I do not remember BeOS lacking networking, it may have lacked TCP/IP at one point, but so did MacOS at the time, you had to get it and a PPP app via a third party application. My memory could be failing me on this one, but I don't seem to recall not having networking in BeOS. My point though was not to compare BeOS to now, but BeOS to the Mac OS that was shipping in which case, besides for a few items and apps, BeOS was ready and would have been a huge improvement with little investment in development. They would have needed to provide a virtulization environment for the old OS, printing support as well as a few other odds and ends. Remember most OS's of the time where not multiuser, security was not at the forefront and most where on dial-up. Comparing what OSX became to what they where trying to accomplish at the time is a little bit of apples and oranges. They where touting shared memory and symmetric multiprocessing. It was still at that basic of a level that the old MacOS was so far behind on. To many observers BeOS fit the bill perfectly and would have had the users on a modern OS in short order. In the end they made the better choice but many, I would dare to say most of us just did not see the logic at the time.

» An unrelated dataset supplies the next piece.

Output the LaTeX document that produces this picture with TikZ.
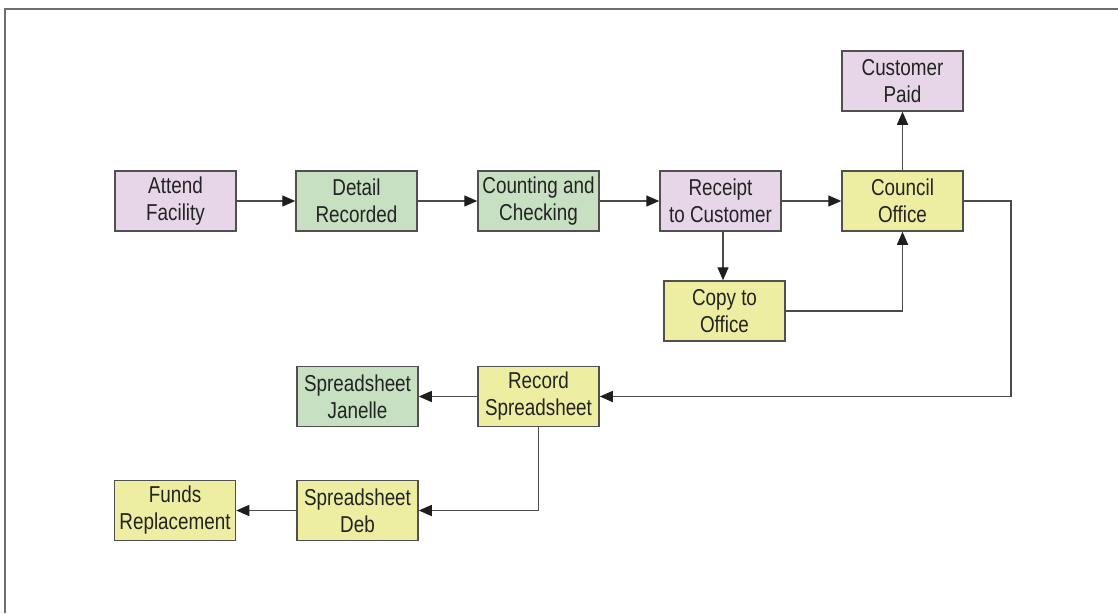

> I do not remember BeOS lacking networking, it may have lacked TCP/IP at one point, but so did MacOS at the time, you had to get it and a PPP app via a third party application. My memory could be failing me on this one, but I don't seem to recall not having networking in BeOS.

BeOS had a networking stack at the time; the problem was that it was notoriously buggy and incompatible with the standard POSIX APIs.

Be was working on a replacement to it when they were sold to Palm, known as BONE. You can find a bit of information about it here: http://wiki.bebits.com/page/WhatIsBone

At the time period we're talking about, it was clear that the writing was on the wall about the internet being the future, and the poor networking stack on Mac OS was going to be a major problem going forward. NeXT had a mature stack based on BSD; BeOS had an immature stack that was in dire need of being ripped up and rewritten.

On that front, NeXT's networking was a clear step forward, and Be's barely a step sideways.


On that front, NeXT's networking was a clear step forward, and Be's barely a step sideways.

I am not saying they made the wrong decision, quite the contrary I am saying they made the right one, but I was just adding some historical context to the discussion that many of us at the time thought Be was the better choice. History has proven that we where wrong, but none the less a lot of us thought Be fit the bill. I no longer hold that position given what the future became, but I would be lying if I said, I and many people saw the logic back then.


"yellow box" was more or less the NeXTStep stuff, the Classic emulation was the "blue box".

http://lowendmac.com/musings/boxes.shtml

Originally, Carbon was not in the plans at all (the yellow box corresponded to what is nowadays referred to as Cocoa). Adding that was a substantial additional task, but probably well worth it.


And the "yellow box" stuff had already been ported to run on top of Windows NT, which probably suggested those layers were pretty loosely coupled to the rest of the NeXT OS, and might be easier to integrate with Mac OS or whatever they came up with.


Yeah, sorry, I meant blue box.


On this thought I left out the classic runtime because it was needed with either direction, my point was many at the time saw BeOS as the shorter path to a modern OS. Because NeXT needed and got a reworking from the ground up. It is now apparent that that was the plan all along but from the arm chair quarterbacks, back then it seemed like a foolish move, a fair percentage of Mac users back then where rooting for Be because it had almost mystical quality for the time, it was like Amiga in it's day. I am not saying Apple made the wrong decision, just that back then most people including myself could not understand the decision. If you can find any of the old Mac User or Macworld rags from that period there where articles and articles lamenting over how they could not choose such an advanced OS as Be.